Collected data
▶

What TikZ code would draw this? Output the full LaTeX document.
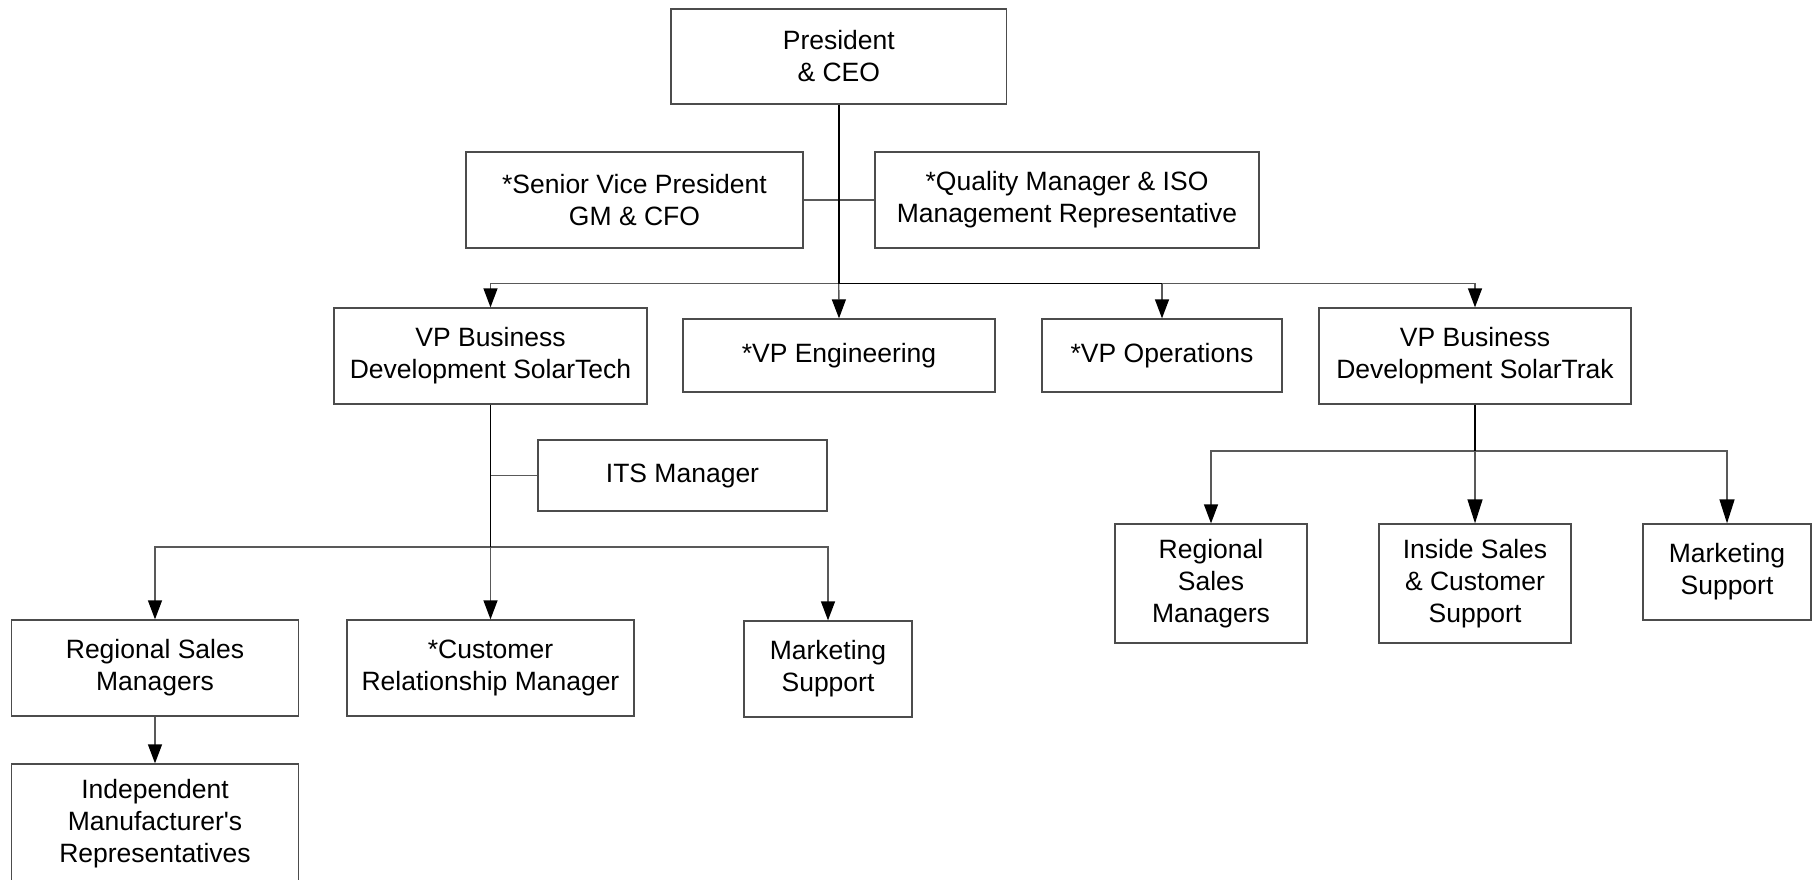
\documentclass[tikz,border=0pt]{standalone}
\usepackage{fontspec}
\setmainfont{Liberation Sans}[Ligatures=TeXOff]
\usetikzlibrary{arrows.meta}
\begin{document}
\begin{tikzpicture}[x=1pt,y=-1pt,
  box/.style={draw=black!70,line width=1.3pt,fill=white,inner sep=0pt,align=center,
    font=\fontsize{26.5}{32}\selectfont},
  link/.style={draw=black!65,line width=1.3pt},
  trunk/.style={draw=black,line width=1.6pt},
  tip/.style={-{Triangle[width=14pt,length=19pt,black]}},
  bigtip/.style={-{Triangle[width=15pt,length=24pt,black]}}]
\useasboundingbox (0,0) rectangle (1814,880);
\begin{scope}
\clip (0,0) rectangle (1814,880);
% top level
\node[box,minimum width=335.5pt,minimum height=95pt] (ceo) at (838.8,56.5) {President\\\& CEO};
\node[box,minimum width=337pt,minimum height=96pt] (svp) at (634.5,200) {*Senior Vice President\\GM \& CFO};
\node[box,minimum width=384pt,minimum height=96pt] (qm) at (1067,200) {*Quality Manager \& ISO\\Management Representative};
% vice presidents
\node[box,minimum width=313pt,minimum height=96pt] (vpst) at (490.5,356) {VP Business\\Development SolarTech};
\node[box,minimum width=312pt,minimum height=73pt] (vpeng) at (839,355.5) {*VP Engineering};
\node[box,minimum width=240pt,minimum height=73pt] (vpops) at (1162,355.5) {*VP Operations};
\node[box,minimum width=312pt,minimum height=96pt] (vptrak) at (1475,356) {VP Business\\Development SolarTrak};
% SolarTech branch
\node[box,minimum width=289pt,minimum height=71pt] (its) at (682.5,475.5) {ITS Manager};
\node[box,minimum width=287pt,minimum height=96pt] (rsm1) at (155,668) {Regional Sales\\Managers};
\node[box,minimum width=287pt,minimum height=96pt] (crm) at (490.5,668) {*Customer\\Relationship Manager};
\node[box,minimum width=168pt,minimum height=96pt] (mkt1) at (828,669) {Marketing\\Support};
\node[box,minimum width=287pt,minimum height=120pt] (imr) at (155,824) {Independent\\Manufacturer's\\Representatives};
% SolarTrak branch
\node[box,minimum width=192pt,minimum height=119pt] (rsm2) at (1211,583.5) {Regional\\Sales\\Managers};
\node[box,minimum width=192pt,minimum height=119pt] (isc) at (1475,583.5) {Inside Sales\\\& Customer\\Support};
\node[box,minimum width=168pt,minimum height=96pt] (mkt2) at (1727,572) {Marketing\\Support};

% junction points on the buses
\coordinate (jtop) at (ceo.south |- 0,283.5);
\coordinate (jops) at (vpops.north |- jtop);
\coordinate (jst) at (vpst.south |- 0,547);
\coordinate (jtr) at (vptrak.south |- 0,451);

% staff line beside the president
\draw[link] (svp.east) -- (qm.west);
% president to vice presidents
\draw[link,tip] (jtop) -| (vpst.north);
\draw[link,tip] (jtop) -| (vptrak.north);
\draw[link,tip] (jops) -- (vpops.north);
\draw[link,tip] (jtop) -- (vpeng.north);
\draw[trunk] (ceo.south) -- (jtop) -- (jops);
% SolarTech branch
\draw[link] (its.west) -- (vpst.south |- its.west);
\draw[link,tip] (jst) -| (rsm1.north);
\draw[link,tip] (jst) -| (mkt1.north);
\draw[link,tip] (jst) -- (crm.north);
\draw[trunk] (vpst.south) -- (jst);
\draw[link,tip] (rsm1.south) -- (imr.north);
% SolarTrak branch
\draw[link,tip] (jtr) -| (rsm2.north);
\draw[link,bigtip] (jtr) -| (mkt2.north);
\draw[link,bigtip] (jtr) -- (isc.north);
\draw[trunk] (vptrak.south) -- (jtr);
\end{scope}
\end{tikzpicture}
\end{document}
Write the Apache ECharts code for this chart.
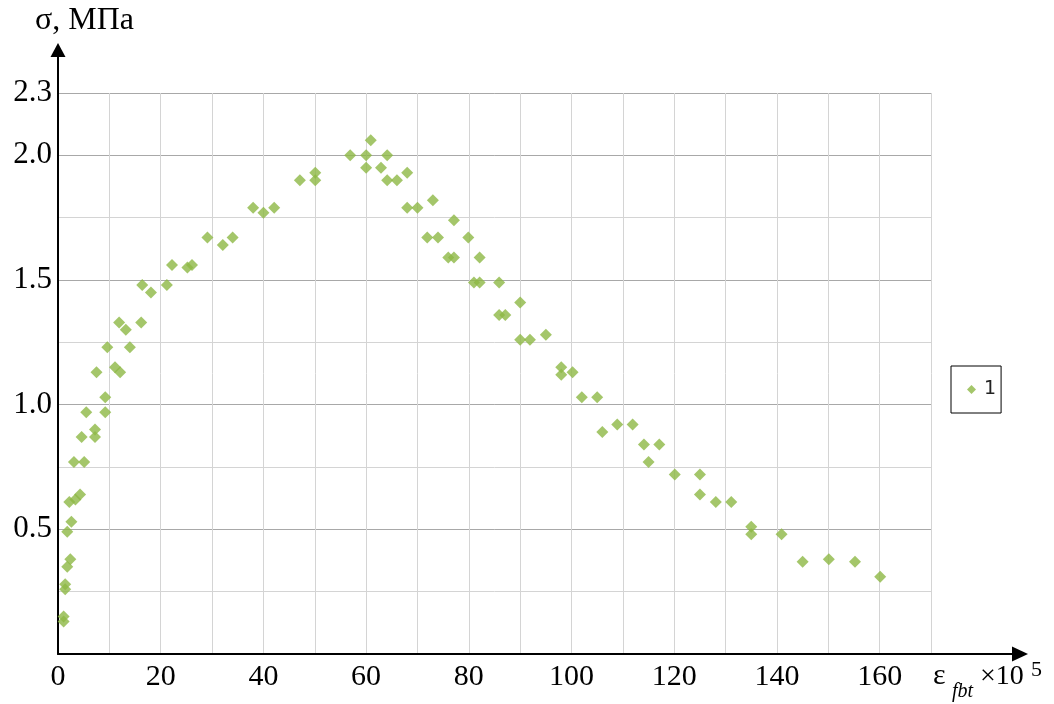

◀

Problem statement: Your task is to retype all the entries exactly and leave out any pictures.

Solution for this exercise:
What TikZ code would draw this? Output the full LaTeX document.
\documentclass[tikz,border=0pt]{standalone}
\usepackage{fontspec}
\setmainfont{Liberation Sans}[Ligatures=TeXOff]
\usetikzlibrary{arrows.meta}
\begin{document}
\begin{tikzpicture}[x=1pt,y=-1pt,
  box/.style={draw=black!70,line width=1.3pt,fill=white,inner sep=0pt,align=center,
    font=\fontsize{26.5}{32}\selectfont},
  link/.style={draw=black!65,line width=1.3pt},
  trunk/.style={draw=black,line width=1.6pt},
  tip/.style={-{Triangle[width=14pt,length=19pt,black]}},
  bigtip/.style={-{Triangle[width=15pt,length=24pt,black]}}]
\useasboundingbox (0,0) rectangle (1814,880);
\begin{scope}
\clip (0,0) rectangle (1814,880);
% top level
\node[box,minimum width=335.5pt,minimum height=95pt] (ceo) at (838.8,56.5) {President\\\& CEO};
\node[box,minimum width=337pt,minimum height=96pt] (svp) at (634.5,200) {*Senior Vice President\\GM \& CFO};
\node[box,minimum width=384pt,minimum height=96pt] (qm) at (1067,200) {*Quality Manager \& ISO\\Management Representative};
% vice presidents
\node[box,minimum width=313pt,minimum height=96pt] (vpst) at (490.5,356) {VP Business\\Development SolarTech};
\node[box,minimum width=312pt,minimum height=73pt] (vpeng) at (839,355.5) {*VP Engineering};
\node[box,minimum width=240pt,minimum height=73pt] (vpops) at (1162,355.5) {*VP Operations};
\node[box,minimum width=312pt,minimum height=96pt] (vptrak) at (1475,356) {VP Business\\Development SolarTrak};
% SolarTech branch
\node[box,minimum width=289pt,minimum height=71pt] (its) at (682.5,475.5) {ITS Manager};
\node[box,minimum width=287pt,minimum height=96pt] (rsm1) at (155,668) {Regional Sales\\Managers};
\node[box,minimum width=287pt,minimum height=96pt] (crm) at (490.5,668) {*Customer\\Relationship Manager};
\node[box,minimum width=168pt,minimum height=96pt] (mkt1) at (828,669) {Marketing\\Support};
\node[box,minimum width=287pt,minimum height=120pt] (imr) at (155,824) {Independent\\Manufacturer's\\Representatives};
% SolarTrak branch
\node[box,minimum width=192pt,minimum height=119pt] (rsm2) at (1211,583.5) {Regional\\Sales\\Managers};
\node[box,minimum width=192pt,minimum height=119pt] (isc) at (1475,583.5) {Inside Sales\\\& Customer\\Support};
\node[box,minimum width=168pt,minimum height=96pt] (mkt2) at (1727,572) {Marketing\\Support};

% junction points on the buses
\coordinate (jtop) at (ceo.south |- 0,283.5);
\coordinate (jops) at (vpops.north |- jtop);
\coordinate (jst) at (vpst.south |- 0,547);
\coordinate (jtr) at (vptrak.south |- 0,451);

% staff line beside the president
\draw[link] (svp.east) -- (qm.west);
% president to vice presidents
\draw[link,tip] (jtop) -| (vpst.north);
\draw[link,tip] (jtop) -| (vptrak.north);
\draw[link,tip] (jops) -- (vpops.north);
\draw[link,tip] (jtop) -- (vpeng.north);
\draw[trunk] (ceo.south) -- (jtop) -- (jops);
% SolarTech branch
\draw[link] (its.west) -- (vpst.south |- its.west);
\draw[link,tip] (jst) -| (rsm1.north);
\draw[link,tip] (jst) -| (mkt1.north);
\draw[link,tip] (jst) -- (crm.north);
\draw[trunk] (vpst.south) -- (jst);
\draw[link,tip] (rsm1.south) -- (imr.north);
% SolarTrak branch
\draw[link,tip] (jtr) -| (rsm2.north);
\draw[link,bigtip] (jtr) -| (mkt2.north);
\draw[link,bigtip] (jtr) -- (isc.north);
\draw[trunk] (vptrak.south) -- (jtr);
\end{scope}
\end{tikzpicture}
\end{document}
Write the Apache ECharts code for this chart.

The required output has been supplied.